Deciding that you are officially a couple is a major step in your relationship journey. Couples often make some sort of public announcement or share the news of being in a committed relationship with their friends and family. Sharing this information conveys that you view the other person as an integral part of your life.
You may also have discussed and found clarity on long-term plans such as living together or a timeline for marriage or any other form of commitment.

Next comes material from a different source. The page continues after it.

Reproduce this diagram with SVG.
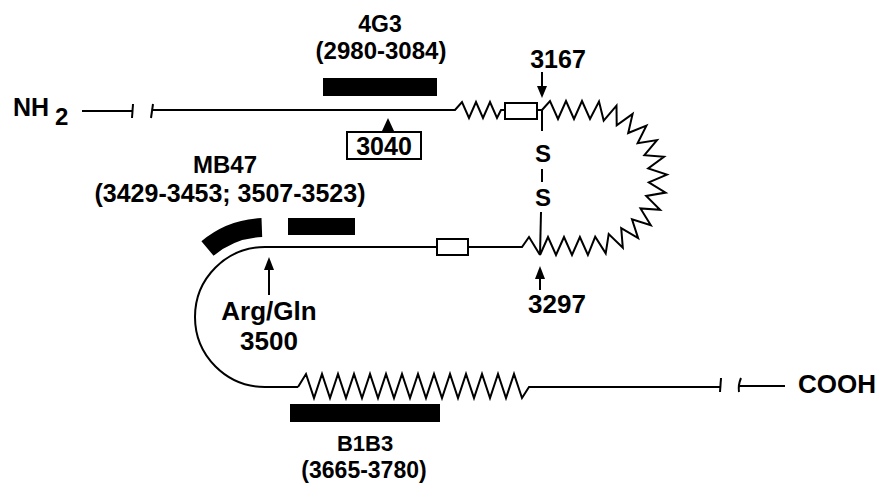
<svg xmlns="http://www.w3.org/2000/svg" width="881" height="484" viewBox="0 0 881 484">
<style>
  .ln{fill:none;stroke:#000;stroke-width:2;stroke-linejoin:miter;stroke-linecap:butt}
  .bar{fill:#000;stroke:none}
  .box{fill:#fff;stroke:#000;stroke-width:2}
  .t{font-family:"Liberation Sans",Arial,Helvetica,sans-serif;font-weight:bold;fill:#000;text-anchor:middle}
  .ah{fill:#000;stroke:none}
</style>
<rect width="881" height="484" fill="#fff"/>

<g id="nh2-terminus">
  <text class="t" x="13" y="116" font-size="25" style="text-anchor:start">NH</text>
  <text class="t" x="55" y="125" font-size="24" style="text-anchor:start">2</text>
</g>

<g id="connectors">
  <!-- top strand -->
  <polyline class="ln" points="82,111 133,111"/>
  <line class="ln" x1="133" y1="104" x2="132" y2="118"/>
  <line class="ln" x1="153" y1="104" x2="151" y2="118"/>
  <polyline class="ln" points="152,110 455,110 462,102 469,118 476,102 483,118 490,102 497,118 501,110 505,110"/>
  <line class="ln" x1="537" y1="110" x2="542" y2="110"/>
  <!-- disulfide loop zigzag -->
  <polyline class="ln" points="542,110 550,101 558,119 566,101 574,119 582,101 590,119 599,101.5 603.7,120.6 616.5,105.7 616.7,125.4 632.6,113.9 628.2,133 646.4,125.6 637.6,143.2 657,140.1 644.4,155.2 664,156.8 648.2,168.5 666.9,174.6 648.8,182.3 665.6,192.6 646.2,195.9 660.1,209.8 640.5,208.5 650.8,225.3 632,219.4 638.1,238.1 621.2,228.1 622.8,247.7 608.7,234 605.7,253.4 595.2,236.8 587.9,255 579.9,237 572,255 564,237 556,255 548,237 540,255"/>
  <!-- bottom strand right of box -->
  <polyline class="ln" points="468,247 522,247 529,237 540,255"/>
  <!-- bottom strand left of box and U-turn -->
  <path class="ln" d="M437 247 L265 247 A70 70 0 0 0 265 387 L298 387"/>
  <polyline class="ln" points="298,387 306,374 314,398 322,374 330,398 338,374 346,398 354,374 362,398 370,374 378,398 386,374 394,398 402,374 410,398 418,374 426,398 434,374 442,398 450,374 458,398 466,374 474,398 482,374 490,398 498,374 506,398 514,374 522,398 529,387 721,387"/>
  <line class="ln" x1="721" y1="378" x2="720" y2="392"/>
  <path class="ln" d="M741 378 Q738 385 739 392"/>
  <line class="ln" x1="739" y1="386" x2="785" y2="386"/>
  <!-- disulfide bond lines -->
  <line class="ln" x1="542" y1="110" x2="542" y2="131"/>
  <line class="ln" x1="542" y1="169" x2="542" y2="182"/>
  <line class="ln" x1="541" y1="212" x2="540" y2="255"/>
  <!-- arrows -->
  <line class="ln" x1="542" y1="72" x2="542" y2="88"/>
  <polygon class="ah" points="537,86 547,86 542,98"/>
  <line class="ln" x1="540" y1="290" x2="540" y2="276"/>
  <polygon class="ah" points="535,279 545,279 540,266"/>
  <line class="ln" x1="269" y1="295" x2="269" y2="268"/>
  <polygon class="ah" points="264,270 274,270 269,257"/>
  <polygon class="ah" points="382,131 394,131 388,118"/>
</g>

<g id="boxes">
  <rect class="box" x="505" y="103" width="32" height="16"/>
  <rect class="box" x="437" y="239" width="31" height="16"/>
</g>

<g id="cooh-terminus">
  <text class="t" x="798" y="393" font-size="26" style="text-anchor:start">COOH</text>
</g>

<g id="epitope-4G3">
  <text class="t" x="380" y="32" font-size="23">4G3</text>
  <text class="t" x="381" y="59" font-size="24">(2980-3084)</text>
  <rect class="bar" x="323" y="78" width="114" height="18"/>
</g>

<g id="site-3040">
  <rect class="box" x="347" y="132" width="74" height="27"/>
  <text class="t" x="384" y="155" font-size="25">3040</text>
</g>

<g id="site-3167">
  <text class="t" x="558" y="68" font-size="25">3167</text>
</g>

<g id="disulfide">
  <text class="t" x="543" y="162" font-size="24">S</text>
  <text class="t" x="543" y="206" font-size="24">S</text>
</g>

<g id="epitope-MB47">
  <text class="t" x="225" y="173" font-size="24">MB47</text>
  <text class="t" x="230" y="202" font-size="25">(3429-3453; 3507-3523)</text>
  <path class="bar" d="M201.4 241.2 A99 99 0 0 1 261.5 218.1 L262.2 237 A80 80 0 0 0 213.6 255.7 Z"/>
  <rect class="bar" x="288" y="218" width="67" height="17"/>
</g>

<g id="site-3500">
  <text class="t" x="269" y="320" font-size="26">Arg/Gln</text>
  <text class="t" x="269" y="350" font-size="26">3500</text>
</g>

<g id="site-3297">
  <text class="t" x="557" y="313" font-size="26">3297</text>
</g>

<g id="epitope-B1B3">
  <rect class="bar" x="290" y="404" width="150" height="18"/>
  <text class="t" x="365" y="451" font-size="22">B1B3</text>
  <text class="t" x="364" y="478" font-size="23">(3665-3780)</text>
</g>
</svg>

Some key features of this final stage include:
- Accepting your partner the way they are: You have come to love them as a whole; with all their perfections and imperfections
- You approach life together: When you are in a committed relationship, you make joint decisions and plans about the future. Life experiences from here on out are going to be shared and experienced with a mutual commitment
- Commitment to resolving issues: You and your partner have recognized areas of conflict and are committed to putting in the work to resolve challenges and growing together as a couple. You also go out of your comfort zone and put in the effort to create emotional intimacy in your romantic relationship
- A deeper level of communication: You listen to each other not just to hear but also to understand their perspectives and what the other is trying to convey on a deeper level. You have developed a sort of advanced empathy toward each other
These are just some of the signs you’re in a committed relationship.
Key Pointers
- There are several phases of dating people go through before they become an official couple
- An official couple refers to an exclusive relationship that has gone through various stages of love during the dating phase
- Trust is key in allowing one to be vulnerable with the other. Vulnerability, in turn, leads to stronger emotions and connection in the intimacy stage
- It’s a good sign when your partner prefers to talk things through instead of keeping quiet. This shows they value open communication even if it can be uncomfortable at times
- The challenging phase makes us go out of our comfort zone and deliberately work on resolving conflicts and disagreements productively and positively
- Once a couple makes it through the challenge phase of dating, they are considered to be in a committed relationship
We hope this article has given you some clarity to navigate the early stages of a romantic relationship. Naturally, it’s important to keep in mind that every couple is unique and their timeline in progressing through the phases may vary. Some couples may move quickly through the early stages and find themselves in a committed relationship after only a few months, while others may take years to build a strong foundation of trust and intimacy. Regardless of how fast or slow things move, always take moments to pause, breathe and reflect on the wonder that is love.